Participants in the convoy, which as of this writing include a few hundred fascists, Christian nationalists, Republican politicians and militia elements, held a rally on Thursday in Dripping Springs, Texas, about 220 miles east of the contested border town of Eagle Pass.

Speakers at the rally included several current and former Republican officials such as former Alaska governor and John McCain’s vice presidential nominee Sarah Palin, Texas State Rep. Carrie Isaac, and Chris Burr, a board member of the Republican Party of Texas. Several aspiring Republican politicians also spoke at the rally, including Victor Avila, a candidate for Texas’ 23rd District and former Immigration and Customs Enforcement agent.

Devin Burghart, executive director of Institute for Research and Education on Human Rights, reported that during his speech, Avila revealed he had been endorsed by Ret. Gen. Michael Flynn, one of Trump’s top co-conspirators in the failed coup.
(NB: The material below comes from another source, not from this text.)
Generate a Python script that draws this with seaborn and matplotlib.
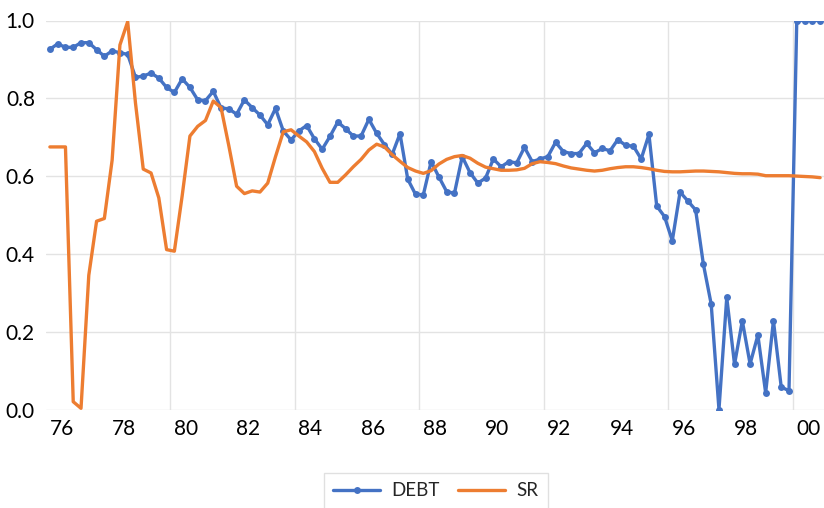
import numpy as np
import pandas as pd
import seaborn as sns
import matplotlib.pyplot as plt

# quarterly observations, 1975Q3 .. 2000Q2
quarters = pd.period_range("1975Q3", periods=100, freq="Q").astype(str)

debt = [0.926, 0.940, 0.931, 0.931, 0.943, 0.943, 0.925, 0.908, 0.922, 0.917,
        0.913, 0.854, 0.857, 0.865, 0.852, 0.828, 0.815, 0.850, 0.828, 0.796,
        0.794, 0.818, 0.775, 0.773, 0.759, 0.796, 0.776, 0.757, 0.732, 0.774,
        0.716, 0.693, 0.716, 0.730, 0.696, 0.669, 0.702, 0.739, 0.722, 0.703,
        0.703, 0.746, 0.710, 0.681, 0.656, 0.709, 0.592, 0.553, 0.552, 0.637,
        0.598, 0.560, 0.556, 0.650, 0.609, 0.582, 0.595, 0.644, 0.624, 0.637,
        0.634, 0.674, 0.637, 0.644, 0.650, 0.687, 0.663, 0.658, 0.658, 0.684,
        0.660, 0.671, 0.665, 0.694, 0.679, 0.677, 0.644, 0.707, 0.523, 0.496,
        0.434, 0.559, 0.536, 0.513, 0.373, 0.271, 0.000, 0.288, 0.116, 0.228,
        0.117, 0.191, 0.043, 0.228, 0.058, 0.048, 1.000, 1.000, 1.000, 1.000]

sr = [0.675, 0.675, 0.675, 0.020, 0.003, 0.345, 0.484, 0.491, 0.641, 0.937,
      0.997, 0.788, 0.618, 0.608, 0.544, 0.411, 0.407, 0.549, 0.703, 0.728,
      0.743, 0.793, 0.776, 0.678, 0.574, 0.555, 0.562, 0.559, 0.582, 0.650,
      0.714, 0.719, 0.703, 0.688, 0.663, 0.620, 0.584, 0.584, 0.603, 0.624,
      0.643, 0.667, 0.682, 0.675, 0.655, 0.638, 0.622, 0.613, 0.607, 0.614,
      0.631, 0.643, 0.650, 0.653, 0.646, 0.633, 0.623, 0.619, 0.615, 0.615,
      0.616, 0.620, 0.632, 0.637, 0.635, 0.632, 0.626, 0.621, 0.618, 0.615,
      0.613, 0.615, 0.619, 0.622, 0.624, 0.624, 0.622, 0.619, 0.615, 0.612,
      0.611, 0.611, 0.612, 0.613, 0.613, 0.612, 0.611, 0.609, 0.607, 0.606,
      0.606, 0.605, 0.601, 0.601, 0.601, 0.601, 0.600, 0.599, 0.598, 0.596]

tick_labels = ["76", "78", "80", "82", "84", "86", "88", "90", "92", "94", "96", "98", "00"]

df = pd.DataFrame({"quarter": quarters, "DEBT": debt, "SR": sr})
df["pos"] = np.arange(len(df))

sns.set_theme(style="white")
plt.rcParams["font.family"] = ["Lato", "DejaVu Sans"]

fig = plt.figure(figsize=(8.24, 5.08), dpi=100)
ax = fig.add_axes([46 / 824, 98.5 / 508, 778 / 824, 389 / 508])

sns.lineplot(data=df, x="pos", y="DEBT", ax=ax, color="#4472C4", linewidth=2.4,
             marker="o", markersize=5, markeredgewidth=0, label="DEBT")
sns.lineplot(data=df, x="pos", y="SR", ax=ax, color="#ED7D31", linewidth=2.4,
             label="SR")

ax.set_xlim(-0.5, 99.5)
ax.set_ylim(0, 1)
ax.set_xticks(np.arange(1.5, 100, 8))
ax.set_xticklabels(tick_labels)
ax.set_xticks(np.arange(15.5, 100, 16), minor=True)
ax.set_yticks([0, 0.2, 0.4, 0.6, 0.8, 1.0])
ax.set_yticklabels(["0.0", "0.2", "0.4", "0.6", "0.8", "1.0"])
ax.grid(False)
ax.grid(axis="x", which="minor", color="#e3e3e3", linewidth=1)
ax.grid(axis="y", which="major", color="#e3e3e3", linewidth=1)
ax.tick_params(axis="both", which="both", length=0, labelsize=15, colors="black")
ax.tick_params(axis="y", pad=8)
ax.tick_params(axis="x", pad=7)
ax.set_xlabel("")
ax.set_ylabel("")
for s in ax.spines.values():
    s.set_visible(False)

handles, labels = ax.get_legend_handles_labels()
ax.legend_.remove()
leg = fig.legend(handles, labels, loc="upper center", bbox_to_anchor=(0.529, 1 - 473 / 508),
                 ncol=2, fontsize=13.5, frameon=True, fancybox=False, edgecolor="#d9d9d9",
                 handlelength=2.5, handletextpad=0.6, columnspacing=1.0, borderpad=0.5,
                 borderaxespad=0)
leg.get_frame().set_linewidth(1)

fig.savefig("out.png", dpi=100)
Avila promised, if elected, to “start removing people,” adding that “it’s gonna be very difficult to get at 35 million illegals, but it’s gonna be one at a time, one at a time.”

Another ally in Trump’s coup plot and underling of Flynn, Ivan Raiklin, also spoke at the rally. Raiklin was the source of the “Pence card” memorandum that argued that then-Vice President Mike Pence had the authority to unilaterally reject electoral college votes from states Trump lost. Burghart reported that in his speech Raiklin ranted about “rooting out domestic enemies” and crushing “commies.”

One of the last speakers, Michael Yon, delivered an outright antisemitic screed that was virtually identical to the statements issued by gunman Robert Bowers prior to the Tree of Life Synagogue massacre. In his speech, Yon, a former Green Beret who was outside the Capitol building on January 6, claimed that a “main funder” of illegal immigration “is actually HIAS… The Hebrew Immigrant Aid Society. Jewish. Right?”

On Gab, the preferred social media network of neo-Nazis and white supremacists, Yon posted that Secretary Mayorkas “was a HIAS board member … before he came to higher position in US Government invasion operations. Mayorkas is himself a migrant and a traitor. Much as Hitler was.”